Urquhart, in translating Rabelais, often uses this term for buttocks, anus. I thought it high time that I checked the etymology.
nockandro, n. < NOCK n.1 + -andro, of uncertain origin, but perh. < ancient Greek andr-, man (see ANDRO- comb. form), in order to distinguish it from a woman’s nock.
1611 R. COTGRAVE Dict. French & Eng. Tongues, Cul,..[a] tayle, nockandroe, fundament. 1653 T. URQUHART tr. Rabelais Wks. II. xix. 139 Panurge put one finger of his left hand in his nockandrow.

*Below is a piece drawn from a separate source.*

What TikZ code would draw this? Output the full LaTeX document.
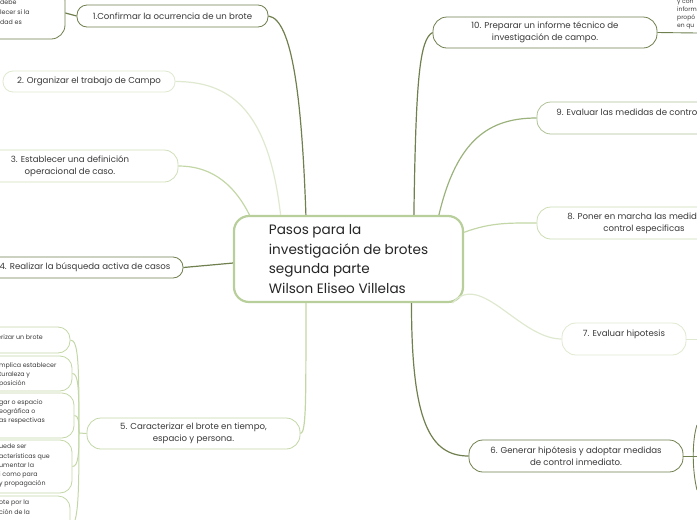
\documentclass[tikz,border=0pt]{standalone}
\usepackage{fontspec}
\setmainfont{Poppins}
\usetikzlibrary{positioning}
\definecolor{tinta}{HTML}{3A3A3A}
\definecolor{oscuro}{HTML}{6F7F4E}
\definecolor{medio}{HTML}{9BB27C}
\definecolor{claro}{HTML}{C3D7A6}
\definecolor{suave}{HTML}{DEE9CF}
\definecolor{centro}{HTML}{B9CF9B}

\begin{document}
\begin{tikzpicture}[x=1pt,y=-1pt,text=tinta,font=\fontsize{8.6}{12}\selectfont,
 paso/.style={draw,fill=white,rounded corners=10pt,line width=.8pt,inner sep=0pt,align=center},
 hoja/.style={draw=claro,fill=white,rounded corners=12pt,line width=.8pt,inner sep=0pt},
 hojatexto/.style={font=\fontsize{6.3}{9.2}\selectfont,align=left,inner sep=0pt,anchor=north west},
 rama/.style={line width=1.2pt}]
\useasboundingbox (0,0) rectangle (697,520);
\clip (0,0) rectangle (697,520);

% centro
\node[draw=centro,line width=2.2pt,rounded corners=15pt,fill=white,minimum width=229pt,minimum height=86pt,
 align=left,font=\fontsize{13.6}{19.5}\selectfont,text=black!85] (pasos) at (348.5,259)
 {Pasos para la\\investigación de brotes\\segunda parte\\Wilson Eliseo Villelas};

% lado izquierdo
\node[paso,draw=oscuro,minimum width=191pt,minimum height=22pt] (confirmar) at (172.5,16) {1.Confirmar la ocurrencia de un brote};
\node[paso,draw=oscuro,rounded corners=14pt,minimum width=125pt,minimum height=52pt] (brote) at (2.5,13) {};
\node[hojatexto,font=\fontsize{6.3}{10}\selectfont] (brotetexto) at (0,0) {debe\\lecer si la\\dad es};
\node[paso,draw=suave,minimum width=172pt,minimum height=21pt] (organizar) at (89,81.5) {2. Organizar el trabajo de Campo};
\node[paso,draw=claro!80,rounded corners=14pt,minimum width=216pt,minimum height=32pt] (definicion) at (70,166) {3. Establecer una definición\\operacional de caso.};
\node[paso,draw=oscuro,minimum width=196pt,minimum height=21pt] (busqueda) at (85,267.5) {4. Realizar la búsqueda activa de casos};
\node[paso,draw=claro,rounded corners=14pt,minimum width=213pt,minimum height=31pt] (caracterizar) at (193.5,433.5) {5. Caracterizar el brote en tiempo,\\espacio y persona.};

% hojas del paso 5
\node[hoja,minimum width=120pt,minimum height=26pt] (hojaA) at (10,340) {};
\node[hoja,minimum width=130pt,minimum height=35pt] (hojaB) at (7,373.5) {};
\node[hoja,minimum width=130pt,minimum height=45pt] (hojaC) at (9,415.5) {};
\node[hoja,minimum width=130pt,minimum height=53pt] (hojaD) at (7,466.5) {};
\node[hoja,minimum width=130pt,minimum height=60pt] (hojaE) at (5,526) {};
\node[hojatexto] (textoA) at (-3,335) {erizar un brote};
\node[hojatexto] (textoB) at (-1,362.5) {mplica establecer\\turaleza y\\posición};
\node[hojatexto] (textoC) at (-1,399.5) {gar o espacio\\eográfica o\\as respectivas};
\node[hojatexto] (textoD) at (-1,444) {uede ser\\acterísticas que\\umentar la\\i como para\\y propagación};
\node[hojatexto] (textoE) at (-1,500) {ote por la\\ción de la};

% lado derecho
\node[paso,draw=oscuro,rounded corners=14pt,minimum width=224pt,minimum height=31pt] (informe) at (545,32.5) {10. Preparar un informe técnico de\\investigación de campo.};
\node[hojatexto,font=\fontsize{6}{8}\selectfont] (informetexto) at (677,0) {y con\\inform\\propó\\en qu};
\coordinate (informefin) at (697,33);
\node[paso,draw=medio!80,rounded corners=14pt,minimum width=182pt,minimum height=32pt] (evaluarmed) at (628,118) {9. Evaluar las medidas de control\\ \mbox{}};
\node[paso,draw=claro!85,rounded corners=14pt,minimum width=214pt,minimum height=32pt] (poner) at (644,223) {8. Poner en marcha las medidas de\\control especificas};
\node[paso,draw=suave,rounded corners=14pt,minimum width=124pt,minimum height=32pt] (hipotesis) at (624,339) {7. Evaluar hipotesis\\ \mbox{}};
\coordinate (hipotesisfin) at (697,339);
\node[paso,draw=oscuro,rounded corners=14pt,minimum width=214pt,minimum height=32pt] (generar) at (576,456) {6. Generar hipótesis y adoptar medidas\\de control inmediato.};
\coordinate (generarfin) at (697,456);
\coordinate (espina6a) at (697,425);
\coordinate (espina6b) at (697,490);

% ramas
\draw[rama,oscuro] (pasos.134) .. controls +(-4,-115) and +(24,3) .. (confirmar.east);
\draw[rama,oscuro] (confirmar.west) -- (brote.east);
\draw[rama,suave] (pasos.147) .. controls +(-12,-105) and +(55,0) .. (organizar.east);
\draw[rama,claro] (pasos.156) .. controls +(-18,-36) and +(28,0) .. (definicion.east);
\draw[rama,oscuro] (pasos.182) .. controls +(-25,3) .. (busqueda.east);
\draw[rama,claro] (pasos.226) .. controls +(0,95) and +(6,0) .. (caracterizar.east);
\coordinate (espina) at (79,433);
\draw[rama,claro,line width=1pt] (caracterizar.west) -- (espina) .. controls +(0,-70) and +(8,0) .. (hojaA.east);
\draw[rama,claro,line width=1pt] (espina) .. controls +(0,-45) and +(6,0) .. (hojaB.east);
\draw[rama,claro,line width=1pt] (espina) .. controls +(0,-12) and +(4,0) .. (hojaC.east);
\draw[rama,claro,line width=1pt] (espina) .. controls +(0,20) and +(6,0) .. (hojaD.east);
\draw[rama,claro,line width=1pt] (espina) .. controls +(0,60) and +(8,0) .. (hojaE.east);
\draw[rama,oscuro] (pasos.34.5) .. controls +(2,-136) and +(-13,7) .. (informe.west);
\draw[rama,oscuro,line width=.9pt] (informe.east) -- (informefin);
\draw[rama,medio] (pasos.26) .. controls +(18,-76) and +(-47,0) .. (evaluarmed.west);
\draw[rama,claro] (pasos.13) .. controls +(27,-10) and +(-27,0) .. (poner.west);
\draw[rama,suave] (pasos.337) .. controls +(28,-33) and +(-42,0) .. (hipotesis.west);
\draw[rama,suave,line width=.9pt] (hipotesis.east) -- (hipotesisfin);
\draw[rama,oscuro] (pasos.325.5) .. controls +(0,118) and +(-39,0) .. (generar.west);
\draw[rama,oscuro,line width=.9pt] (generar.east) -- (generarfin);
\draw[rama,oscuro,line width=.9pt] (espina6a) .. controls +(-5,15) and +(-5,-20) .. (espina6b);
\end{tikzpicture}
\end{document}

Nock, 2a The cleft in the buttocks, the anus. (Also 2b, slang. A woman’s external genitals; the vulva.) Originally “either of the small tips of horn fixed at each end of a bow and provided with a notch for holding the string. Later: such a notch cut in this or in the bow itself”. The origin is ‘uncertain’; of course, one thinks instantly of notch, but OED says, “ This word corresponds closely in form and sense with both NICK n.1 and NOTCH n., although no etymological relationship with either word has been established.”
Lovely word, and to my delight OED has a modern citation
1993 Los Angeles Times (Nexis) 16 July E1/2 Madonna is well-known for her muscular nockandro and most other parts of her anatomy.
However I fancy that it’s being used as a conscious archaism there. Googling provides no evidence of general usage.